The bleak economic outlook and welfare cuts have been blamed for Scotland’s position as the drug abuse capital of Europe.


A new survey has revealed soaring levels of Ecstasy use in Scotland, where the drug is abused at more than double the level seen in most other countries, and the highest level of LSD abuse in Europe.

The statistics compiled by the European Monitoring Centre for Drug and Drug Addiction show that 9.3 per cent of people between the ages of 16-59 have taken Ecstasy, which is undergoing a huge resurgence after years in decline.
Scotland also has the third highest cocaine problem in Europe, with 8.4 per cent of the population having used the class A drug. More than a quarter of the population has smoked cannabis.
Sean McCollum, head of operations for the Scottish Drugs Forum, said: “The high rates of drug use highlighted by the report comes as no surprise. Last year, we said that poverty was probably the biggest component in Scotland’s drugs problem and the current economic climate has put an even greater spotlight on the link between drug use and poverty.
“Recent and proposed changes to the welfare system will exacerbate this and these UK government policies have the potential to undermine the Scottish government’s strategy to address problematic drug use.”

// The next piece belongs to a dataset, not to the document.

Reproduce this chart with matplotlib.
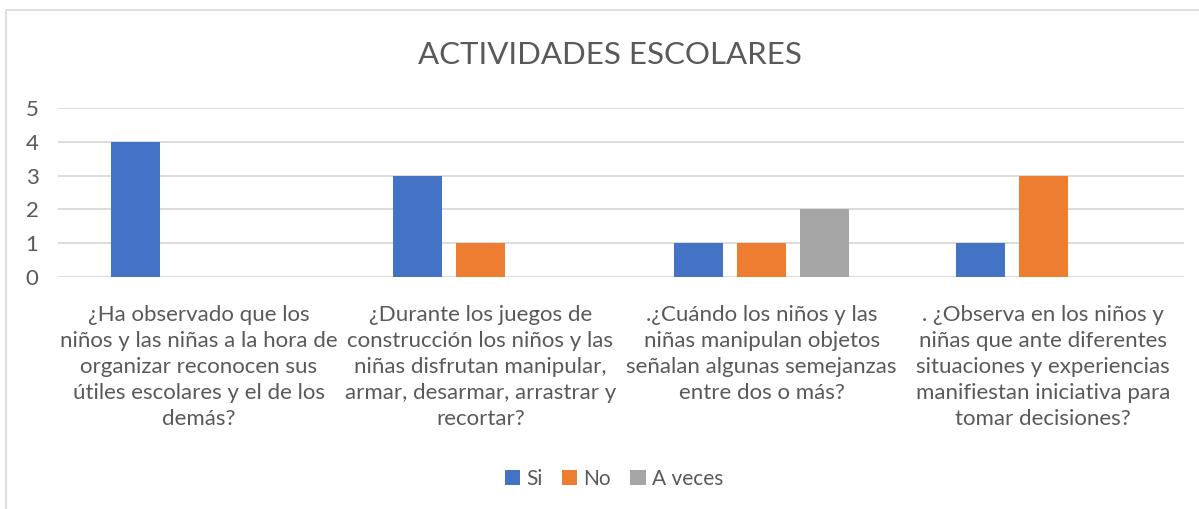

John Arthur, of Crew 2000, an addiction charity, said: “We were expecting a rise because of the recession, but it seems that rather than more people using, it’s a case of people who are already using are now taking more.”
Ecstasy has been linked to at least three deaths in Scotland in the past two years. Police seizures of the drug increased by 60 per cent last year.
The Scottish Crime and Drugs Enforcement Agency said that of the 157.7kg of Class A drugs seized last year, almost 100kg were Ecstasy tablets.
Gordon Meldrum, director general of the agency, said: “We have seized the largest amount of Ecstasy seen in Scotland for many years . . . indicating a direct shift in the product of choice for serious organised crime groups.”Police have also warned of a renaissance of cannabis in Scotland as criminal gangs flood the market with the class B drug, which is often smoked by middle-class professionals.
In the past year drug enforcement officers have seized £200,000 worth of the drug from a gang operating in Fife and dozens of plants with a street value of £180,000 from a flat in Kilmarnock.
Chinese gangs who were traditionally involved in cannabis growing in Scotland were targeted in a police crackdown and have largely been driven out. However, Scottish gangs who have moved into the trade are proving harder to detect because they are using small sites to grow the plants.
Anne Franc, an expert on cannabis cultivation at Forensic Equity, a company that specialises in forensic services for the police and court system, said: “The profits are substantial, it’s easy to grow and there’s huge demand. Unlike Class A drugs, cannabis use crosses the social boundaries. It’s as popular among the middle classes as it is among those on lower incomes.”